The Commission has given no formal consideration to the cost of introducing electronic voting. Its responsibility is limited to any financial or staffing implications of any change in the present system, were a change to be agreed by the House. Such a change would normally follow a report by the Procedure Committee, which would, I am sure, welcome representations from the hon. Member for Glenrothes (Peter Grant) and his hon. Friends.
While I accept that this is not primarily a matter for the Commission to decide, does the right hon. Gentleman not agree that before we spend astronomical sums on refurbishing this place, the Commission should at the very least build in the capacity for electronic voting in the future, should the House at some point decide to move itself into the 20th century before the rest of the world enters the 22nd?
I have set out for the hon. Gentleman perhaps the most effective way in which he could voice his concerns, but an opportunity may well be provided shortly by a contingency Chamber, in which case it would of course be open to the House to decide to implement an electronic voting system if it considered that to be appropriate.
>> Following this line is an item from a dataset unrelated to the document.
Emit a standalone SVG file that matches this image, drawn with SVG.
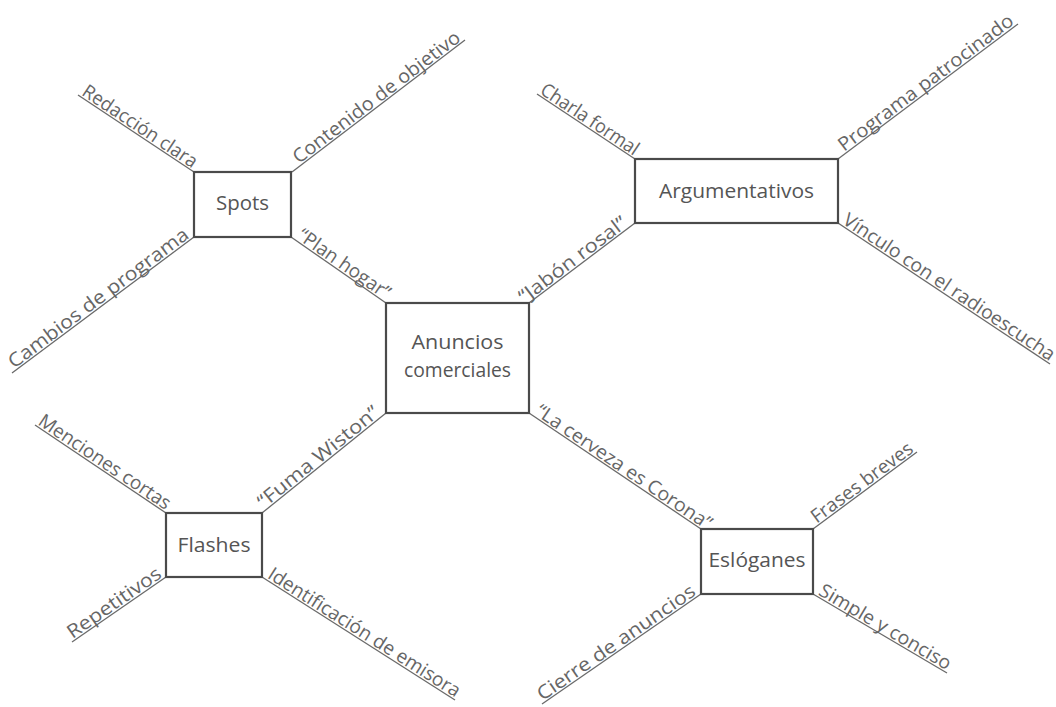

We do read reports about a contingency Chamber. Have any assessments been made of the differing costs of installing voting Lobbies—which I assume would have to include little toilets at the end, in which Members could hide if they accidentally made their way into the wrong Lobby—and simply installing an electronic voting system? Would the latter not be a more sensible use of public funds?
I suspect that we have not yet reached the stage of deciding whether the provision of toilets will be needed for a contingency Chamber, or, indeed, establishing whether any financial assessment has been made of the installation of electronic voting. According to figures produced in past debates, however, it appears that the cost might be up to £500,000.
In the Scottish Parliament, where there is a seat for every Member and voting takes two seconds rather than 20 minutes, electronic voting is very effective. Is the right hon. Gentleman aware that in this Chamber there were more than 500 votes between 2012 and 2014, which took up more than seven days? Given what is coming down the line with Brexit, does he not think that this is a perfect time to install electronic voting in the House of Commons?
I am aware that electronic voting takes place in the Scottish Parliament, and my personal view is that it is a more effective way of dealing with votes. Members who have not been here as long as I have may not remember that back in 1997 there was an attempt to reform a number of ways in which the House operated. I supported it, but it was blocked by the House.
But is it not the case that there are advantages in going into the Lobby—one can meet colleagues and do things? If we listen to the Scottish National party all together, why do we not go the whole hog? Why do we not just sit at home, watch proceedings on the Parliament channel, and vote on our iPhones?
As a Minister in the previous coalition Government and now as a Back Bencher, the right hon. Gentleman will appreciate that one of the advantages for Back Benchers of voting in person is that Ministers have no escape from Back Benchers who want to collar them to raise local and national issues.